**MATERIAL**

-=-=-

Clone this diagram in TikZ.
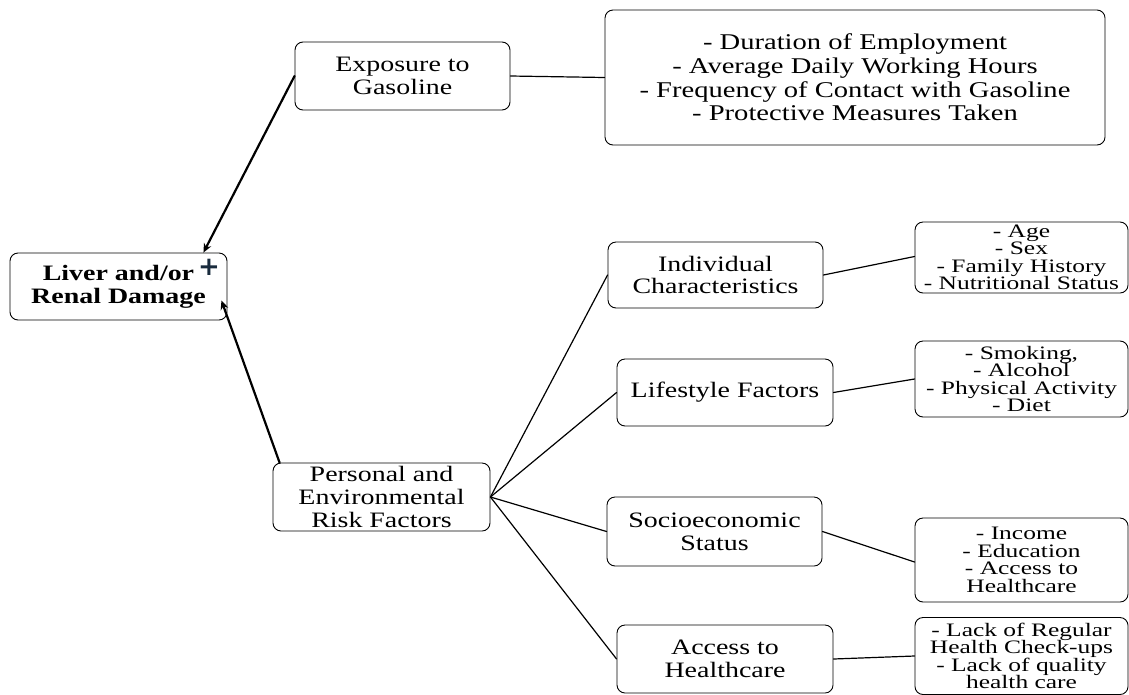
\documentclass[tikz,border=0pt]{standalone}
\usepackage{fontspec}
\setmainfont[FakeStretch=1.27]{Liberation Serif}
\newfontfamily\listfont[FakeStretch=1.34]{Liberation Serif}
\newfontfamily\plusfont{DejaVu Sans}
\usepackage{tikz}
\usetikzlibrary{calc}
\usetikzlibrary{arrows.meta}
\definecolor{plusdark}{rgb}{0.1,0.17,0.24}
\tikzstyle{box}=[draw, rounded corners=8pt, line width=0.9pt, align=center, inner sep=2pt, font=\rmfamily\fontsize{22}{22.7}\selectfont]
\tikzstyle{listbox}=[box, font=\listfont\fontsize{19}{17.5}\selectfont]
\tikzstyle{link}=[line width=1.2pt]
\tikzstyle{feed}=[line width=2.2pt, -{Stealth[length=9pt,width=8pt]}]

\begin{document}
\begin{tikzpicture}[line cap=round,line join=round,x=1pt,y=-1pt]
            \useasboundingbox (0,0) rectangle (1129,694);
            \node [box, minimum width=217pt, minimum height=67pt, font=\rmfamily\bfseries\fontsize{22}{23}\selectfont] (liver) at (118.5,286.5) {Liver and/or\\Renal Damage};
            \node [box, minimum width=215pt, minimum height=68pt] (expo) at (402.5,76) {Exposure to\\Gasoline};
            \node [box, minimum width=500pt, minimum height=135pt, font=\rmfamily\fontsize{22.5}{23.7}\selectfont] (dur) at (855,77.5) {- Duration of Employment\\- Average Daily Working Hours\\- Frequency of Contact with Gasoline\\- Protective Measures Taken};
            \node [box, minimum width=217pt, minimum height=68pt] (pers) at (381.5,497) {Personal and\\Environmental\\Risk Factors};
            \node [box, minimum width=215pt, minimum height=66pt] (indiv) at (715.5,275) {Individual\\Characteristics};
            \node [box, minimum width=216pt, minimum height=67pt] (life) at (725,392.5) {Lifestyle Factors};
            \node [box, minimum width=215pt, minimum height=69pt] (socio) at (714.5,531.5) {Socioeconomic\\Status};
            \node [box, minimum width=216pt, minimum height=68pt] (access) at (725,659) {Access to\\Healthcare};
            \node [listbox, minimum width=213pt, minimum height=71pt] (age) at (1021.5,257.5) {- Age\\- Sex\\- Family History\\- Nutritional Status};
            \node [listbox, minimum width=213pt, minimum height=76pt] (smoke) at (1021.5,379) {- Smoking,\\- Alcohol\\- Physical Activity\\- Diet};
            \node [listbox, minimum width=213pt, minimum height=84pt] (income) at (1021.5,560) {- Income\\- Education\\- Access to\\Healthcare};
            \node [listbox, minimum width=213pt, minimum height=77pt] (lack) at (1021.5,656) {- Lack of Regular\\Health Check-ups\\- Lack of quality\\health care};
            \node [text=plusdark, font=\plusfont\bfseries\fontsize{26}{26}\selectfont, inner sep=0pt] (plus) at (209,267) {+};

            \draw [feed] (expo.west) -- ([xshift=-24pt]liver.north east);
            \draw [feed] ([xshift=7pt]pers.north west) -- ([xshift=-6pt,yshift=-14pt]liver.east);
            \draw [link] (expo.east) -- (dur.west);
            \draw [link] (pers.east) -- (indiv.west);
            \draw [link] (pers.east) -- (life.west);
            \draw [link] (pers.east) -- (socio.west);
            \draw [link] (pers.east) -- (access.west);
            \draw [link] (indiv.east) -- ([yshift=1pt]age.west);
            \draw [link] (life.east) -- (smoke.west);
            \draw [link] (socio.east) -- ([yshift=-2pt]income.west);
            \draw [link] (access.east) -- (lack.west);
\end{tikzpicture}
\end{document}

-=-=-

**PROBLEM REQUIREMENTS**
Transcribe the whole listing, character for character, but not its images.

**RESPONSE**
Clone this diagram in TikZ.
\documentclass[tikz,border=0pt]{standalone}
\usepackage{fontspec}
\setmainfont[FakeStretch=1.27]{Liberation Serif}
\newfontfamily\listfont[FakeStretch=1.34]{Liberation Serif}
\newfontfamily\plusfont{DejaVu Sans}
\usepackage{tikz}
\usetikzlibrary{calc}
\usetikzlibrary{arrows.meta}
\definecolor{plusdark}{rgb}{0.1,0.17,0.24}
\tikzstyle{box}=[draw, rounded corners=8pt, line width=0.9pt, align=center, inner sep=2pt, font=\rmfamily\fontsize{22}{22.7}\selectfont]
\tikzstyle{listbox}=[box, font=\listfont\fontsize{19}{17.5}\selectfont]
\tikzstyle{link}=[line width=1.2pt]
\tikzstyle{feed}=[line width=2.2pt, -{Stealth[length=9pt,width=8pt]}]

\begin{document}
\begin{tikzpicture}[line cap=round,line join=round,x=1pt,y=-1pt]
            \useasboundingbox (0,0) rectangle (1129,694);
            \node [box, minimum width=217pt, minimum height=67pt, font=\rmfamily\bfseries\fontsize{22}{23}\selectfont] (liver) at (118.5,286.5) {Liver and/or\\Renal Damage};
            \node [box, minimum width=215pt, minimum height=68pt] (expo) at (402.5,76) {Exposure to\\Gasoline};
            \node [box, minimum width=500pt, minimum height=135pt, font=\rmfamily\fontsize{22.5}{23.7}\selectfont] (dur) at (855,77.5) {- Duration of Employment\\- Average Daily Working Hours\\- Frequency of Contact with Gasoline\\- Protective Measures Taken};
            \node [box, minimum width=217pt, minimum height=68pt] (pers) at (381.5,497) {Personal and\\Environmental\\Risk Factors};
            \node [box, minimum width=215pt, minimum height=66pt] (indiv) at (715.5,275) {Individual\\Characteristics};
            \node [box, minimum width=216pt, minimum height=67pt] (life) at (725,392.5) {Lifestyle Factors};
            \node [box, minimum width=215pt, minimum height=69pt] (socio) at (714.5,531.5) {Socioeconomic\\Status};
            \node [box, minimum width=216pt, minimum height=68pt] (access) at (725,659) {Access to\\Healthcare};
            \node [listbox, minimum width=213pt, minimum height=71pt] (age) at (1021.5,257.5) {- Age\\- Sex\\- Family History\\- Nutritional Status};
            \node [listbox, minimum width=213pt, minimum height=76pt] (smoke) at (1021.5,379) {- Smoking,\\- Alcohol\\- Physical Activity\\- Diet};
            \node [listbox, minimum width=213pt, minimum height=84pt] (income) at (1021.5,560) {- Income\\- Education\\- Access to\\Healthcare};
            \node [listbox, minimum width=213pt, minimum height=77pt] (lack) at (1021.5,656) {- Lack of Regular\\Health Check-ups\\- Lack of quality\\health care};
            \node [text=plusdark, font=\plusfont\bfseries\fontsize{26}{26}\selectfont, inner sep=0pt] (plus) at (209,267) {+};

            \draw [feed] (expo.west) -- ([xshift=-24pt]liver.north east);
            \draw [feed] ([xshift=7pt]pers.north west) -- ([xshift=-6pt,yshift=-14pt]liver.east);
            \draw [link] (expo.east) -- (dur.west);
            \draw [link] (pers.east) -- (indiv.west);
            \draw [link] (pers.east) -- (life.west);
            \draw [link] (pers.east) -- (socio.west);
            \draw [link] (pers.east) -- (access.west);
            \draw [link] (indiv.east) -- ([yshift=1pt]age.west);
            \draw [link] (life.east) -- (smoke.west);
            \draw [link] (socio.east) -- ([yshift=-2pt]income.west);
            \draw [link] (access.east) -- (lack.west);
\end{tikzpicture}
\end{document}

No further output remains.